> [Written exercise]:
Each line below is to be written out in full, exactly as shown.

> [Recorded information]:
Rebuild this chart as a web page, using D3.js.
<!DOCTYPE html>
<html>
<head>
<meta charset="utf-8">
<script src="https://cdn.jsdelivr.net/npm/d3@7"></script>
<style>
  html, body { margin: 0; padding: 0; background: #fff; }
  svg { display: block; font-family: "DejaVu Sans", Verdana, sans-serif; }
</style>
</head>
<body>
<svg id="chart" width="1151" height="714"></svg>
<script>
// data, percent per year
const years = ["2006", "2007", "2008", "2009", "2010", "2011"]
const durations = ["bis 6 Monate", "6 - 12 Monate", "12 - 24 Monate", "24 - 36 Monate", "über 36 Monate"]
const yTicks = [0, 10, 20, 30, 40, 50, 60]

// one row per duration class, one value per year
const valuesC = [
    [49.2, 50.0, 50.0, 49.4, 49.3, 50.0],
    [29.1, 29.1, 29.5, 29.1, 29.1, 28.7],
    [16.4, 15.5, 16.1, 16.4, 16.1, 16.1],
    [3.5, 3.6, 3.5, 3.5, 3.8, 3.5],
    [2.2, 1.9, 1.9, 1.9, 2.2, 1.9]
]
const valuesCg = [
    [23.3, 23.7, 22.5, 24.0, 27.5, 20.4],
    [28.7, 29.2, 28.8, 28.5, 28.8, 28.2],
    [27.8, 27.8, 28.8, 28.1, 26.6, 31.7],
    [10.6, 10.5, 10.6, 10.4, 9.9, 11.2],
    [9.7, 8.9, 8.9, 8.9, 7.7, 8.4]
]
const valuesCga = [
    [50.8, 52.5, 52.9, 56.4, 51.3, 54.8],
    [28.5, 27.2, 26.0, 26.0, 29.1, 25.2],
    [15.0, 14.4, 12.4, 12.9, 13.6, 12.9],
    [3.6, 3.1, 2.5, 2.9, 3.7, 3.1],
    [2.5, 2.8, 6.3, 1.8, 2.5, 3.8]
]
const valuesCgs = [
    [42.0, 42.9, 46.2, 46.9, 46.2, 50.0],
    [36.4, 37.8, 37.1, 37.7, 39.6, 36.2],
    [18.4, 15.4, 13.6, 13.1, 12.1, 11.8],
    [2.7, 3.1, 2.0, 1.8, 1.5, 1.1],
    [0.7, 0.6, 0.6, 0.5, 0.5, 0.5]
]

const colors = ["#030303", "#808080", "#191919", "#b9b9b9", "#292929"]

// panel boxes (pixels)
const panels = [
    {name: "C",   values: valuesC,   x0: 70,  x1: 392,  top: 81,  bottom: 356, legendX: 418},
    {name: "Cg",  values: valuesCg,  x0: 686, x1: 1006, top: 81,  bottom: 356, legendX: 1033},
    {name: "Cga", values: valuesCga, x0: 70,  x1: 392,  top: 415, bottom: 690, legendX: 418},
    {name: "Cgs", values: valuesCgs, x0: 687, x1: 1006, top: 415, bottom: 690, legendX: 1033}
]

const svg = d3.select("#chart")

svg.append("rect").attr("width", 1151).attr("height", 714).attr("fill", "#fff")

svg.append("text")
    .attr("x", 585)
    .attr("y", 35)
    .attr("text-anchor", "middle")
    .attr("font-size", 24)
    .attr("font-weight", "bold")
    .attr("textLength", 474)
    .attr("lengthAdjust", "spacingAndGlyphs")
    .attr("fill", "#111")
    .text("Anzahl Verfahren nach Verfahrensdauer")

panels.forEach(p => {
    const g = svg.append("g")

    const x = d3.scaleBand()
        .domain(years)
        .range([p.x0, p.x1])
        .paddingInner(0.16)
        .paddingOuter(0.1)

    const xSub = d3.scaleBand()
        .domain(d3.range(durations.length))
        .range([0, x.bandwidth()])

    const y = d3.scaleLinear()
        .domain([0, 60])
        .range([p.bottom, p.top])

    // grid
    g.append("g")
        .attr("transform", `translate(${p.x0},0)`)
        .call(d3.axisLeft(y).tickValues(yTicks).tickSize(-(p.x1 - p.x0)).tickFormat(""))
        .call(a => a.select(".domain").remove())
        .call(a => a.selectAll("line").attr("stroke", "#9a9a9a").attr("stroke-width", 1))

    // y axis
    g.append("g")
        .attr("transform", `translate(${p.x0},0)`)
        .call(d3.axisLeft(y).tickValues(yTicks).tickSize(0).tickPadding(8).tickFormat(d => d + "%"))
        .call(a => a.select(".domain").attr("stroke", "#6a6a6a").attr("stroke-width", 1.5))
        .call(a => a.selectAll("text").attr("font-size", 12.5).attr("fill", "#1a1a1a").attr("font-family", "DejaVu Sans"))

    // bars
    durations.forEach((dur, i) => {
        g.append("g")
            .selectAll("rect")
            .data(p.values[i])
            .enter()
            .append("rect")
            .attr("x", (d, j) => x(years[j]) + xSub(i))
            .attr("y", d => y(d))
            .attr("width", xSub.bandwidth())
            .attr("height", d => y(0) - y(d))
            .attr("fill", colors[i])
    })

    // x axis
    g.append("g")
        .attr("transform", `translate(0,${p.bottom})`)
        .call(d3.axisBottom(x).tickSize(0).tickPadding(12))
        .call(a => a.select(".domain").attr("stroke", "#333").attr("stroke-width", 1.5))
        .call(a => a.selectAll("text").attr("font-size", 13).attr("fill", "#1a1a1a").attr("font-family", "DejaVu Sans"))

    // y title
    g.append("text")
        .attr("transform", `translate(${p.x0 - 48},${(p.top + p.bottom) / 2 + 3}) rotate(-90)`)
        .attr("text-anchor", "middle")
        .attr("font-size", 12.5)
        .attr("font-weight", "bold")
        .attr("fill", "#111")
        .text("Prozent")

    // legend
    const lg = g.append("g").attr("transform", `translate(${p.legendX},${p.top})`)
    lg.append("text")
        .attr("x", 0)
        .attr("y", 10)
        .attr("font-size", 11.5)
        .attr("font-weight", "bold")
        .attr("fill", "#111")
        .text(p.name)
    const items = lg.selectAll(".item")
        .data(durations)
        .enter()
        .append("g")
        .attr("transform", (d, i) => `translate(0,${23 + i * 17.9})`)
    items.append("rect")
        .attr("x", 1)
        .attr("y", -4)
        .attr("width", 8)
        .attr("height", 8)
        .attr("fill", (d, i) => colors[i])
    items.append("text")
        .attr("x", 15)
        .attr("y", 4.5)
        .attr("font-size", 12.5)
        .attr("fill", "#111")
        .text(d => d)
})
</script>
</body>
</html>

> [The result]:
Rebuild this chart as a web page, using D3.js.
<!DOCTYPE html>
<html>
<head>
<meta charset="utf-8">
<script src="https://cdn.jsdelivr.net/npm/d3@7"></script>
<style>
  html, body { margin: 0; padding: 0; background: #fff; }
  svg { display: block; font-family: "DejaVu Sans", Verdana, sans-serif; }
</style>
</head>
<body>
<svg id="chart" width="1151" height="714"></svg>
<script>
// data, percent per year
const years = ["2006", "2007", "2008", "2009", "2010", "2011"]
const durations = ["bis 6 Monate", "6 - 12 Monate", "12 - 24 Monate", "24 - 36 Monate", "über 36 Monate"]
const yTicks = [0, 10, 20, 30, 40, 50, 60]

// one row per duration class, one value per year
const valuesC = [
    [49.2, 50.0, 50.0, 49.4, 49.3, 50.0],
    [29.1, 29.1, 29.5, 29.1, 29.1, 28.7],
    [16.4, 15.5, 16.1, 16.4, 16.1, 16.1],
    [3.5, 3.6, 3.5, 3.5, 3.8, 3.5],
    [2.2, 1.9, 1.9, 1.9, 2.2, 1.9]
]
const valuesCg = [
    [23.3, 23.7, 22.5, 24.0, 27.5, 20.4],
    [28.7, 29.2, 28.8, 28.5, 28.8, 28.2],
    [27.8, 27.8, 28.8, 28.1, 26.6, 31.7],
    [10.6, 10.5, 10.6, 10.4, 9.9, 11.2],
    [9.7, 8.9, 8.9, 8.9, 7.7, 8.4]
]
const valuesCga = [
    [50.8, 52.5, 52.9, 56.4, 51.3, 54.8],
    [28.5, 27.2, 26.0, 26.0, 29.1, 25.2],
    [15.0, 14.4, 12.4, 12.9, 13.6, 12.9],
    [3.6, 3.1, 2.5, 2.9, 3.7, 3.1],
    [2.5, 2.8, 6.3, 1.8, 2.5, 3.8]
]
const valuesCgs = [
    [42.0, 42.9, 46.2, 46.9, 46.2, 50.0],
    [36.4, 37.8, 37.1, 37.7, 39.6, 36.2],
    [18.4, 15.4, 13.6, 13.1, 12.1, 11.8],
    [2.7, 3.1, 2.0, 1.8, 1.5, 1.1],
    [0.7, 0.6, 0.6, 0.5, 0.5, 0.5]
]

const colors = ["#030303", "#808080", "#191919", "#b9b9b9", "#292929"]

// panel boxes (pixels)
const panels = [
    {name: "C",   values: valuesC,   x0: 70,  x1: 392,  top: 81,  bottom: 356, legendX: 418},
    {name: "Cg",  values: valuesCg,  x0: 686, x1: 1006, top: 81,  bottom: 356, legendX: 1033},
    {name: "Cga", values: valuesCga, x0: 70,  x1: 392,  top: 415, bottom: 690, legendX: 418},
    {name: "Cgs", values: valuesCgs, x0: 687, x1: 1006, top: 415, bottom: 690, legendX: 1033}
]

const svg = d3.select("#chart")

svg.append("rect").attr("width", 1151).attr("height", 714).attr("fill", "#fff")

svg.append("text")
    .attr("x", 585)
    .attr("y", 35)
    .attr("text-anchor", "middle")
    .attr("font-size", 24)
    .attr("font-weight", "bold")
    .attr("textLength", 474)
    .attr("lengthAdjust", "spacingAndGlyphs")
    .attr("fill", "#111")
    .text("Anzahl Verfahren nach Verfahrensdauer")

panels.forEach(p => {
    const g = svg.append("g")

    const x = d3.scaleBand()
        .domain(years)
        .range([p.x0, p.x1])
        .paddingInner(0.16)
        .paddingOuter(0.1)

    const xSub = d3.scaleBand()
        .domain(d3.range(durations.length))
        .range([0, x.bandwidth()])

    const y = d3.scaleLinear()
        .domain([0, 60])
        .range([p.bottom, p.top])

    // grid
    g.append("g")
        .attr("transform", `translate(${p.x0},0)`)
        .call(d3.axisLeft(y).tickValues(yTicks).tickSize(-(p.x1 - p.x0)).tickFormat(""))
        .call(a => a.select(".domain").remove())
        .call(a => a.selectAll("line").attr("stroke", "#9a9a9a").attr("stroke-width", 1))

    // y axis
    g.append("g")
        .attr("transform", `translate(${p.x0},0)`)
        .call(d3.axisLeft(y).tickValues(yTicks).tickSize(0).tickPadding(8).tickFormat(d => d + "%"))
        .call(a => a.select(".domain").attr("stroke", "#6a6a6a").attr("stroke-width", 1.5))
        .call(a => a.selectAll("text").attr("font-size", 12.5).attr("fill", "#1a1a1a").attr("font-family", "DejaVu Sans"))

    // bars
    durations.forEach((dur, i) => {
        g.append("g")
            .selectAll("rect")
            .data(p.values[i])
            .enter()
            .append("rect")
            .attr("x", (d, j) => x(years[j]) + xSub(i))
            .attr("y", d => y(d))
            .attr("width", xSub.bandwidth())
            .attr("height", d => y(0) - y(d))
            .attr("fill", colors[i])
    })

    // x axis
    g.append("g")
        .attr("transform", `translate(0,${p.bottom})`)
        .call(d3.axisBottom(x).tickSize(0).tickPadding(12))
        .call(a => a.select(".domain").attr("stroke", "#333").attr("stroke-width", 1.5))
        .call(a => a.selectAll("text").attr("font-size", 13).attr("fill", "#1a1a1a").attr("font-family", "DejaVu Sans"))

    // y title
    g.append("text")
        .attr("transform", `translate(${p.x0 - 48},${(p.top + p.bottom) / 2 + 3}) rotate(-90)`)
        .attr("text-anchor", "middle")
        .attr("font-size", 12.5)
        .attr("font-weight", "bold")
        .attr("fill", "#111")
        .text("Prozent")

    // legend
    const lg = g.append("g").attr("transform", `translate(${p.legendX},${p.top})`)
    lg.append("text")
        .attr("x", 0)
        .attr("y", 10)
        .attr("font-size", 11.5)
        .attr("font-weight", "bold")
        .attr("fill", "#111")
        .text(p.name)
    const items = lg.selectAll(".item")
        .data(durations)
        .enter()
        .append("g")
        .attr("transform", (d, i) => `translate(0,${23 + i * 17.9})`)
    items.append("rect")
        .attr("x", 1)
        .attr("y", -4)
        .attr("width", 8)
        .attr("height", 8)
        .attr("fill", (d, i) => colors[i])
    items.append("text")
        .attr("x", 15)
        .attr("y", 4.5)
        .attr("font-size", 12.5)
        .attr("fill", "#111")
        .text(d => d)
})
</script>
</body>
</html>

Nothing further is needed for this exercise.